My party should do everything possible within its powers not to allow the PDP to take the advantage of the situation by presenting one candidate for the election on the floor of the House on the day of inauguration.
Your party has announced a single candidate for the post of Senate President and also Speaker of the House, but some of its members are kicking and insisting on contesting the seats. Is that not an invitation to the opposition?
The two ranking senators have the right to say they want to be Senate President as long as they are APC members, more so when the position has been zoned to their area. However, I think we can always find compromise. It is a matter of give and take. I think the leadership of the party in the country should do well to assuage the feelings of those who might not have been favoured in the selection process by inviting them and letting them see reasons since the interest of the party is more important than individual interests. When we fight for and protect the collective interests, individual privileges and interests can still be met.
Would you support a situation where any member of your party wishing to contest the position of Senate President would align with members of the opposition to win?

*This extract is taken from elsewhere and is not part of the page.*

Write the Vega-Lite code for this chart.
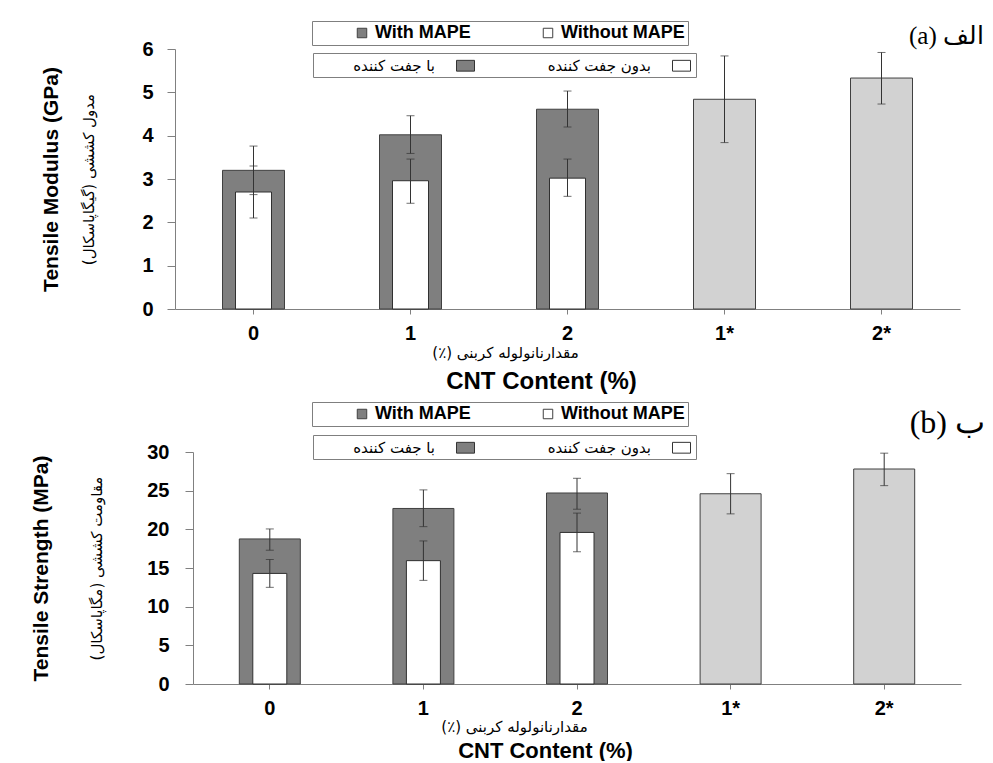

Such situation is not within the control of any person. However, I do not expect a person contesting the seat of the Senate President to make a member of the opposition party, his deputy in order to win the election. That would be a total betrayal. I expect that the party with the majority seats would produce the presiding officers and the principal officers meant for the ruling party. That has been the situation in Nigeria up till 2015 when we had the aberration.
It is high time we put a stop to such an unholy collaboration when we would have a Senate President from the ruling party, having a deputy from the minority party. What is currently happening in the eighth Senate temporarily halted the democratic tradition we were developing but we are trying to resuscitate it.